NAME READY STATUS RESTARTS AGE
pty-synthetic-data-nvidia-device-plugin-5648s 1/1 Running 0 3d17h
syn-db-depl-0 1/1 Running 0 3d17h
syn-scheduler-depl-6696687695-fcsvj 1/1 Running 0 3d17h
syn-worker-depl-6bf8dcf965-5w2j2 1/1 Running 0 3d17h
syn-worker-depl-6bf8dcf965-zr829 1/1 Running 0 3d17h
syndata-app-depl-6c8cb85f89-rpf5j 1/1 Running 0 3d17h
Verify all the Synthetic Data services are deployed.
kubectl get svc -n syntheticdata-ns
The following is the sample output.
NAME TYPE CLUSTER-IP EXTERNAL-IP PORT(S) AGE
syn-dask-svc ClusterIP 172.20.177.37 <none> 8786/TCP 3d17h
syn-db-svc ClusterIP 172.20.208.6 <none> 5432/TCP 3d17h
syndata-app-svc ClusterIP 172.20.231.58 <none> 8095/TCP 3d17h
For more information about building the REST API request, refer to Building the Request Using the REST API.
3 - Configuring Protegrity Synthetic Data
Steps to configure Protegrity Synthetic Data.
Update Role Permission and Create User
After deployment, update the default syntheticdata_administrator role to include can_create_token permission, then create a user with this role.
Step 1: Update syntheticdata_administrator role permission
export GATEWAY_URL="https://$(kubectl get configmap/nfa-config -n default -o jsonpath='{.data.FQDN}')"

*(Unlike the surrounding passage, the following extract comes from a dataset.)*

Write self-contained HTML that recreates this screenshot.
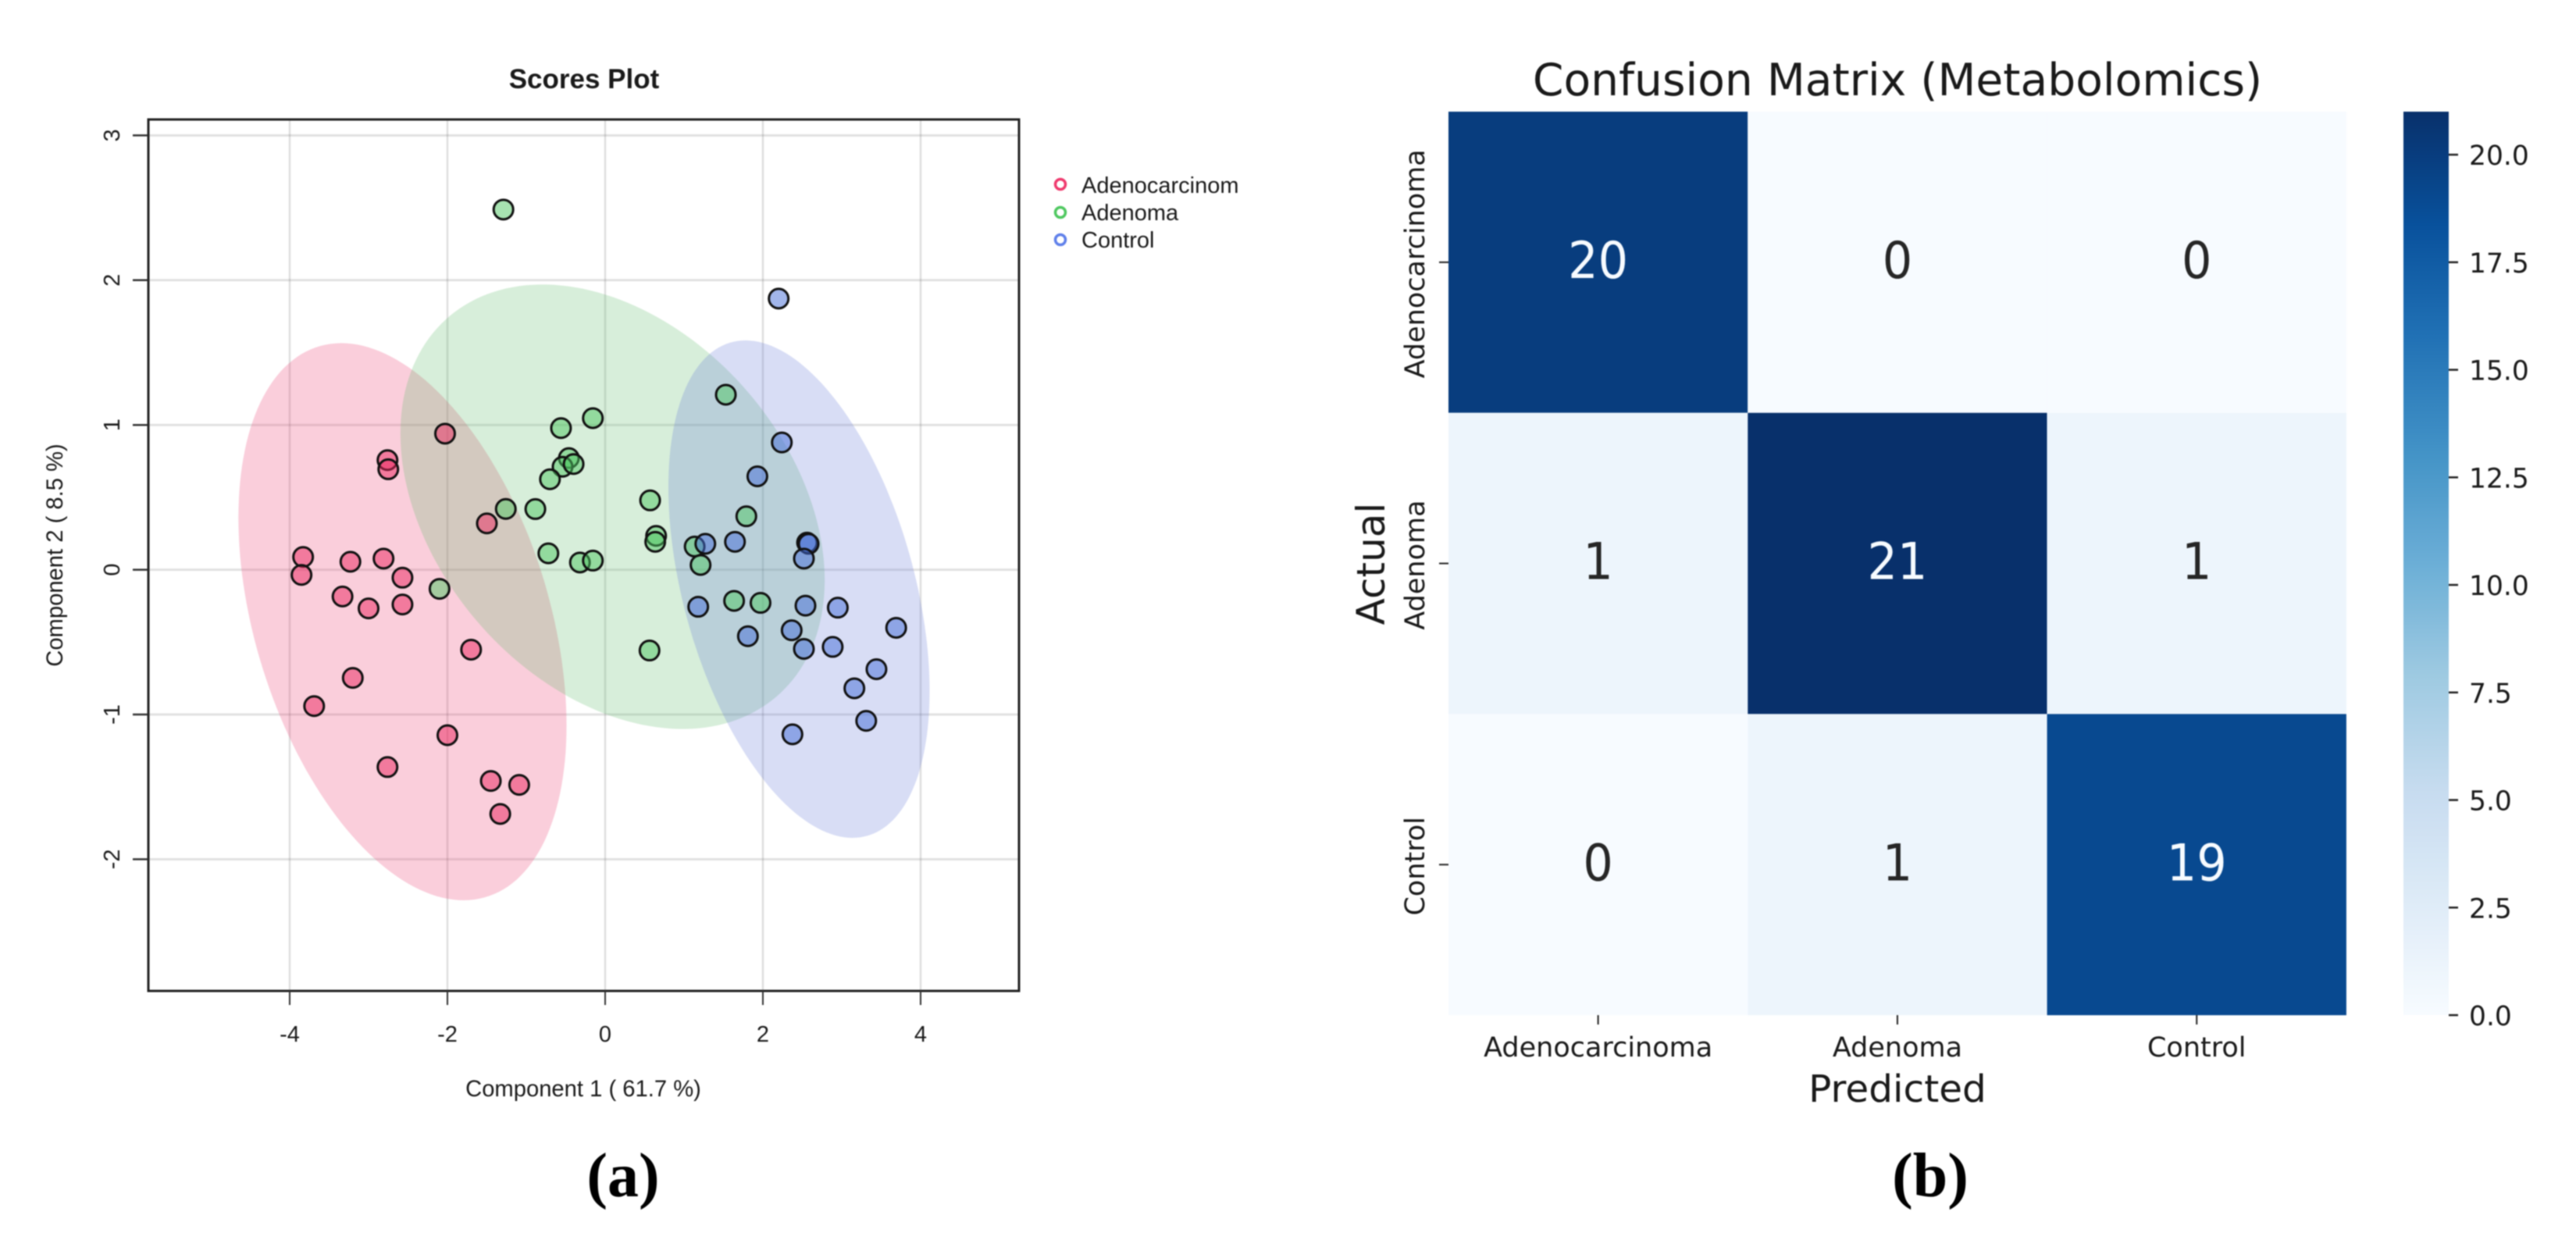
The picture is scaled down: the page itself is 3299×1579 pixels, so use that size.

# 1. Obtain an Authentication Token
TOKEN=$(curl -sk -X POST "${GATEWAY_URL}/api/v1/auth/login/token" \
-H 'Content-Type: application/x-www-form-urlencoded' \
-d 'loginname=admin&password=Admin123!' \
-D - -o /dev/null | grep -i 'pty_access_jwt_token' | awk '{print $2}' | tr -d '\r\n')
curl -sk -X PUT \
"${GATEWAY_URL}/pty/v1/auth/roles" \
-H 'accept: application/json' \
-H "Authorization: Bearer ${TOKEN}" \
-H 'Content-Type: application/json' \
-d '{
"name": "syntheticdata_administrator",
"description": "Administrator role",
"permissions": [
"can_create_token",
"syntheticdata_operations_admin"
]
}'
Step 2: Create user with syntheticdata_administrator role attached
Use the following request payload when creating the user:
{
"username": "syntheticdata_admin",
"email": "syntheticdata_admin@example.com",
"firstName": "SyntheticData",
"lastName": "User",
"password": "StrongPassword123!",
"roles": [
"syntheticdata_administrator"
]
}
Example API call:
curl -sk -X POST \
"${GATEWAY_URL}/pty/v1/auth/users" \
-H 'accept: application/json' \
-H "Authorization: Bearer ${TOKEN}" \
-H 'Content-Type: application/json' \
-d '{
"username": "syntheticdata_admin",
"email": "syntheticdata_admin@example.com",
"firstName": "SyntheticData",
"lastName": "User",
"password": "StrongPassword123!",
"roles": [
"syntheticdata_administrator"
]
}'
4 - Uninstalling and Cleanup Protegrity Synthetic Data
Steps to uninstall and cleanup Protegrity Synthetic Data
To remove the Synthetic Data and all associated Kubernetes resources:
- Clear the deployed release.
helm uninstall pty-synthetic-data -n syntheticdata-ns --wait --timeout 420s
- Delete the S3 credentials secret.
kubectl delete secret/synthobjectstore-creds -n syntheticdata-ns
- Delete the persistent volume claim.
kubectl delete pvc/syn-db-persistent-storage-syn-db-depl-0 -n syntheticdata-ns
- Clear the namespace.
kubectl delete namespace syntheticdata-ns
Optionally clean up any S3 artifacts that are no longer needed.